> _Stated problem_: Write out the records word for word, with no pictures.

> _Given entries_:
•••

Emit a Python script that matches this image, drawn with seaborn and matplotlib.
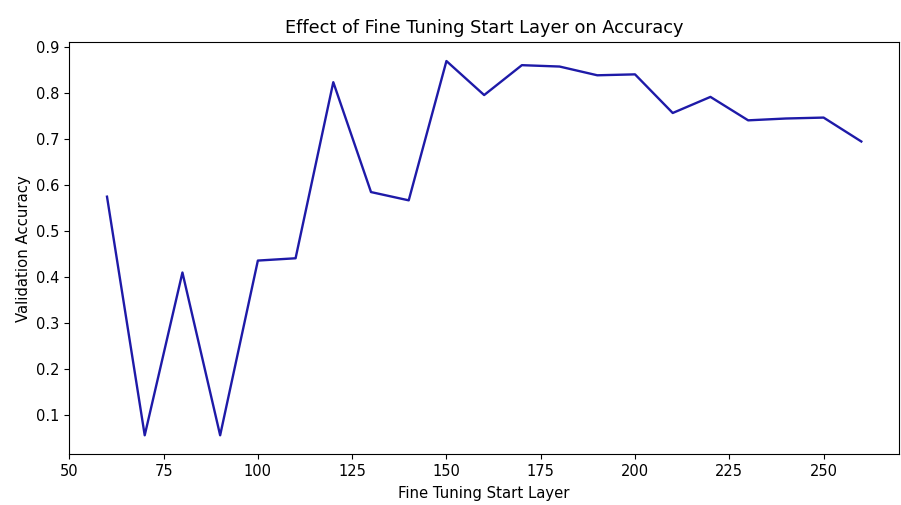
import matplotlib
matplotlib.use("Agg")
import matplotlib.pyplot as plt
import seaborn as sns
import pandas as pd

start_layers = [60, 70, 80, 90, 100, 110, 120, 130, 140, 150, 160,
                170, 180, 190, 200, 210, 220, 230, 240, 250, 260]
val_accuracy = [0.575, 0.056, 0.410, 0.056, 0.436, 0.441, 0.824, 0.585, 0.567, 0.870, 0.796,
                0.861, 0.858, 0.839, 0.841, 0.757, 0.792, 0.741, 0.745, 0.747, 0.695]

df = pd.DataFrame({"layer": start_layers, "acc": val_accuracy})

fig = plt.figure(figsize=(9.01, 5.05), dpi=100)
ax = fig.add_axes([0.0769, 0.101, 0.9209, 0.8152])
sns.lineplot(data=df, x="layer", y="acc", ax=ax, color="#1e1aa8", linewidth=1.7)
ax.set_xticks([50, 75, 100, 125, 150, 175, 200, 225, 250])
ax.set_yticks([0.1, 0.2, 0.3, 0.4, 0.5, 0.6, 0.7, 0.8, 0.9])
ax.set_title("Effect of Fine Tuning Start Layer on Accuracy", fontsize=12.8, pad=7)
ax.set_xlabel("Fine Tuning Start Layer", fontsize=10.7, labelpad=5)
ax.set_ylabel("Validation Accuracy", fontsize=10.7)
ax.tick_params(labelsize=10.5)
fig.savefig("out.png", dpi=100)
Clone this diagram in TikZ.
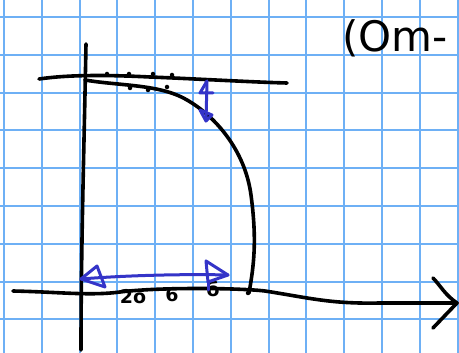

•••

> _Solved problem_:
Emit a Python script that matches this image, drawn with seaborn and matplotlib.
import matplotlib
matplotlib.use("Agg")
import matplotlib.pyplot as plt
import seaborn as sns
import pandas as pd

start_layers = [60, 70, 80, 90, 100, 110, 120, 130, 140, 150, 160,
                170, 180, 190, 200, 210, 220, 230, 240, 250, 260]
val_accuracy = [0.575, 0.056, 0.410, 0.056, 0.436, 0.441, 0.824, 0.585, 0.567, 0.870, 0.796,
                0.861, 0.858, 0.839, 0.841, 0.757, 0.792, 0.741, 0.745, 0.747, 0.695]

df = pd.DataFrame({"layer": start_layers, "acc": val_accuracy})

fig = plt.figure(figsize=(9.01, 5.05), dpi=100)
ax = fig.add_axes([0.0769, 0.101, 0.9209, 0.8152])
sns.lineplot(data=df, x="layer", y="acc", ax=ax, color="#1e1aa8", linewidth=1.7)
ax.set_xticks([50, 75, 100, 125, 150, 175, 200, 225, 250])
ax.set_yticks([0.1, 0.2, 0.3, 0.4, 0.5, 0.6, 0.7, 0.8, 0.9])
ax.set_title("Effect of Fine Tuning Start Layer on Accuracy", fontsize=12.8, pad=7)
ax.set_xlabel("Fine Tuning Start Layer", fontsize=10.7, labelpad=5)
ax.set_ylabel("Validation Accuracy", fontsize=10.7)
ax.tick_params(labelsize=10.5)
fig.savefig("out.png", dpi=100)
Clone this diagram in TikZ.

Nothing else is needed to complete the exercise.